First off, 1311 never once defines exchanges to exclusively mean one established by a state. 1321 itself has the following:
—If—Note the language "such Exchange." That means that exchanges established by the Secretary in the case of failure by a state is, under the ACA, treated exactly the same as one established by a state - that is, it is "such" an exchange. Not just that, the Secretary (of HHS) is given explicit authority and responsibility to not only establish the exchange but also to take actions necessary to implement all the requirements for a state-enacted exchange, which clearly includes premium subsidies by the language of Sec. 1401. The subsidies, in other words, are an inherent characteristic of the exchanges, and the federal government operated exchanges inherit all of the characteristics of a state enacted one, including the premium subsidies.
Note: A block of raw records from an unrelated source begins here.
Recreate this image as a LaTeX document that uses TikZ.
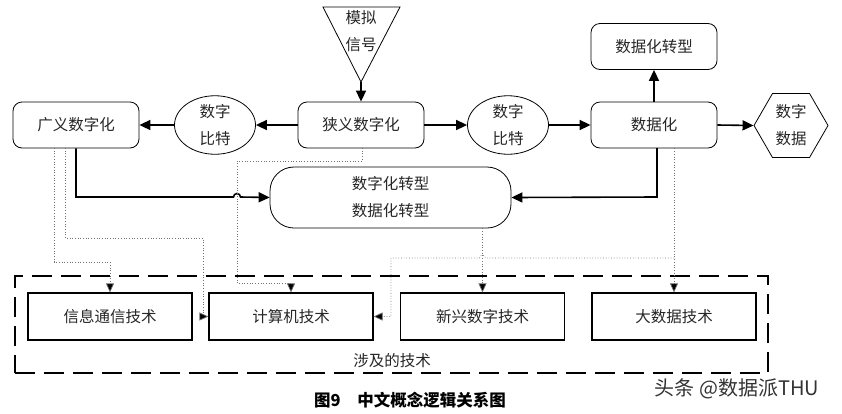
\documentclass[tikz,border=0pt]{standalone}
\usepackage{fontspec}
\setmainfont{Liberation Serif}
\newfontfamily\cjk{Noto Sans CJK SC}
\usetikzlibrary{shapes.geometric,arrows.meta}
\begin{document}
\begin{tikzpicture}[x=1pt,y=-1pt,
  every node/.style={font=\cjk\fontsize{15.5}{27}\selectfont, text=black!85, inner sep=0pt},
  rbox/.style={draw, rounded corners=9pt, line width=0.8pt, minimum width=126pt, minimum height=46pt},
  tbox/.style={draw, line width=1.2pt, minimum width=164pt, minimum height=47pt},
  ell/.style={draw, ellipse, line width=0.8pt, minimum width=81pt, minimum height=54pt, align=center},
  hexa/.style={draw, regular polygon, regular polygon sides=6, line width=0.8pt, minimum size=74pt, align=center},
  solidarrow/.style={line width=1.6pt, -{Triangle[length=11pt,width=10pt]}},
  dotarrow/.style={dotted, draw=black!55, line width=0.7pt, -{Triangle[length=9pt,width=8pt,fill=black]}},
]
\useasboundingbox (0,0) rectangle (842,413);

% top row
\draw[line width=0.8pt] (323,7) -- (400,7) -- (361,82) -- cycle;
\node[align=center] (mn) at (361,31) {模拟\\信号};
\coordinate (tri) at (361,82);

\node[rbox] (nx) at (361,125) {狭义数字化};
\node[rbox] (gy) at (76,125) {广义数字化};
\node[rbox] (sjh) at (654,125) {数据化};
\node[rbox] (sjzx) at (654,46.5) {数据化转型};
\node[ell] (b1) at (215,125) {数字\\比特};
\node[ell] (b2) at (508,125) {数字\\比特};
\node[hexa] (hex) at (791,125.5) {数字\\数据};

\draw[solidarrow] (tri) -- (nx.north);
\draw[solidarrow] (nx.west) -- (b1.east);
\draw[solidarrow] (b1.west) -- (gy.east);
\draw[solidarrow] (nx.east) -- (b2.west);
\draw[solidarrow] (b2.east) -- (sjh.west);
\draw[solidarrow] (sjh.east) -- (hex.west);
\draw[solidarrow] (sjh.north) -- (sjzx.south);

% transformation box
\node[draw, rounded corners=24pt, line width=0.8pt, minimum width=241pt, minimum height=61pt, align=center] (zx) at (390.5,197.5) {数字化转型\\数据化转型};

\draw[solidarrow] (gy.south) -- (76,197) -- (233.5,197) arc[start angle=180,end angle=0,radius=3.5pt] -- (zx.west);
\draw[solidarrow] (657,148) -- (657,197) -- (zx.east);

% technology group
\node[draw, line width=1.5pt, dash pattern=on 20pt off 9pt, minimum width=753pt, minimum height=97pt] (tech) at (391.5,324.5) {};
\node (techlbl) at (392,361) {涉及的技术};

\node[tbox] (xx) at (110,316.5) {信息通信技术};
\node[tbox] (jsj) at (291,316.5) {计算机技术};
\node[tbox] (xs) at (482.5,316.5) {新兴数字技术};
\node[tbox] (dsj) at (674,316.5) {大数据技术};

% dotted connectors
\draw[dotarrow] (362,148) -- (362,161) -- (237,161) -- (237,283) -- (291,283) -- (jsj.north);
\draw[dotarrow] (54,148) -- (54,262) -- (110,262) -- (xx.north);
\draw[dotarrow] (65,148) -- (65,238) -- (203,238) -- (203,316.5) -- (jsj.west);
\draw[dotarrow] (xs.north |- zx.south) -- (xs.north);
\draw[dotarrow] (dsj.north |- sjh.south) -- (dsj.north);
\draw[dotarrow] (674,258) -- (485.5,258) arc[start angle=0,end angle=180,radius=3pt] -- (391,258) -- (391,316.5) -- (jsj.east);

% caption and watermark
\node[font=\cjk\bfseries\fontsize{16.5}{20}\selectfont, text=black] (cap) at (410,400) {图9\quad 中文概念逻辑关系图};
\node[font=\cjk\fontsize{20}{24}\selectfont, text=black!80] (wm) at (737,389) {头条 @数据派THU};
\end{tikzpicture}
\end{document}
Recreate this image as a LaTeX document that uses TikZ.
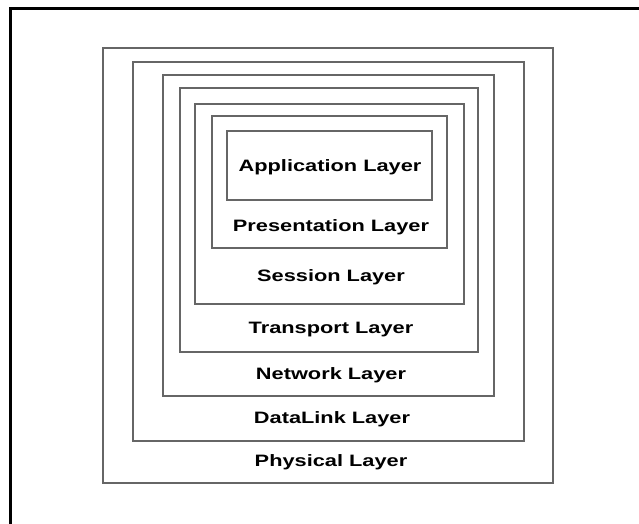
\documentclass[tikz,border=0pt]{standalone}
\usepackage{fontspec}
\setmainfont{Liberation Sans}
\usepackage{graphicx}
\begin{document}
\begin{tikzpicture}[x=1pt,y=-1pt,
  layerbox/.style={draw=black!60, line width=1.6pt},
  frame/.style={draw=black, line width=3pt},
  lbl/.style={inner sep=0pt, font=\fontsize{16.5}{18}\selectfont\bfseries}]
\useasboundingbox (0,0) rectangle (639,524);
\clip (0,0) rectangle (639,524);
\draw[frame] (10,560) -- (10,8.5) -- (680,8.5);
% layer boxes
\draw[layerbox] (103,48) rectangle (553,483);
\draw[layerbox] (133,62) rectangle (524,441);
\draw[layerbox] (163,75) rectangle (494,396);
\draw[layerbox] (180,88) rectangle (478,352);
\draw[layerbox] (195,104) rectangle (464,304);
\draw[layerbox] (212,116) rectangle (447,248);
\draw[layerbox] (227,131) rectangle (432,200);
% labels
\newcommand{\wide}[1]{\scalebox{1.32}[1]{#1}}
\node[lbl] (app)  at (330,167) {\wide{Application Layer}};
\node[lbl] (pres) at (331,227) {\wide{Presentation Layer}};
\node[lbl] (sess) at (331,277) {\wide{Session Layer}};
\node[lbl] (trans) at (331,330) {\wide{Transport Layer}};
\node[lbl] (net) at (331,375) {\wide{Network Layer}};
\node[lbl] (dl) at (332,419) {\wide{DataLink Layer}};
\node[lbl] (phy) at (331,462) {\wide{Physical Layer}};
\end{tikzpicture}
\end{document}
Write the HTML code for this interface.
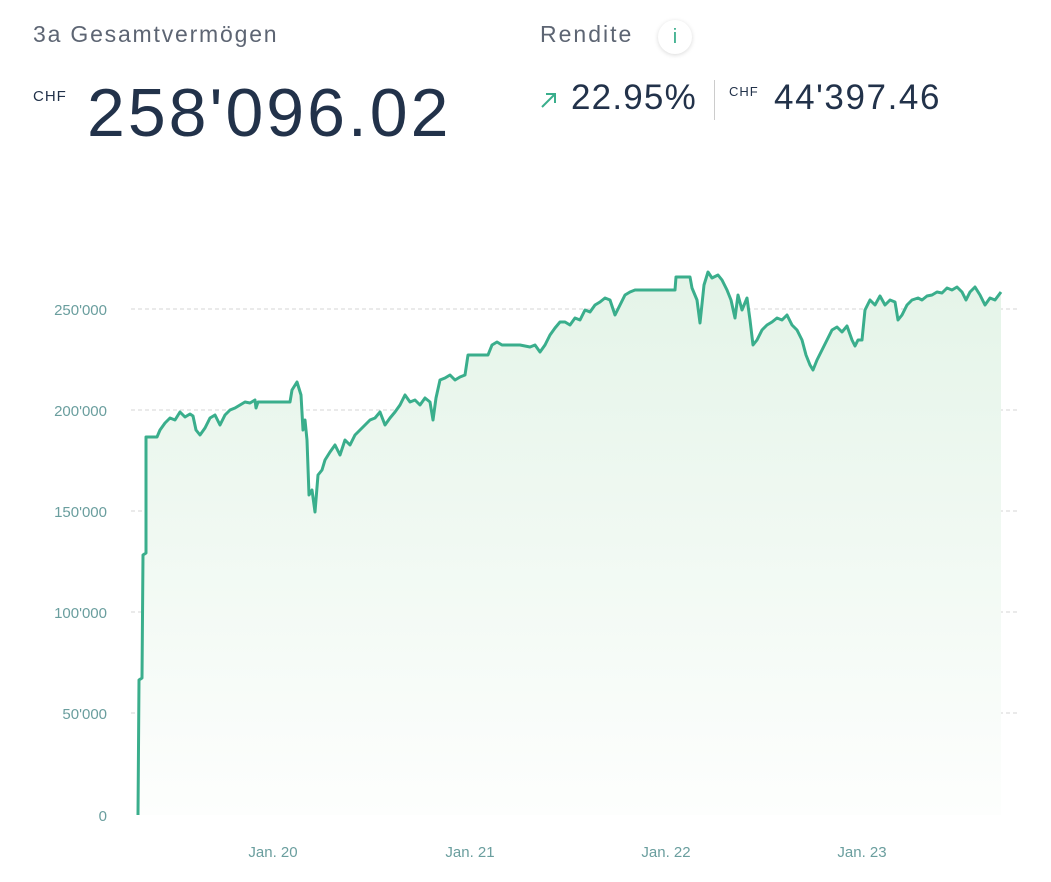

(A) a State is not an electing State under subsection (b); or
(B) the Secretary determines, on or before January 1, 2013, that an electing State—
(i) will not have any required Exchange operational by January 1, 2014; or
(ii) has not taken the actions the Secretary determines necessary to implement—
(I) the other requirements set forth in the standards under subsection (a); or
(II) the requirements set forth in subtitles A and C and the amendments made by such subtitles;
the Secretary shall (directly or through agreement with a notfor-profit entity) establish and operate such Exchange within the State and the Secretary shall take such actions as are necessary to implement such other requirements.
Throughout the entirety of the final legislative text, "the exchanges" are treated as one and the same, with the same minimum coverage requirements, same reporting requirements, and same requirements on insurance companies participating in them.
I understand why conservative propagandists from the CATO Institute and the Wall Street Journal are interested in spreading this latest lie about health care reform. But why is Ezra Klein? I mean, this is so blatant an attempt at a political potshot that even Republican members of Congress have yet to adopt it. It's just freaking dumb, and that's why only tabloid journalism is paying attention it. Stop taking the CATO Institute's "analysis" seriously, Ezra.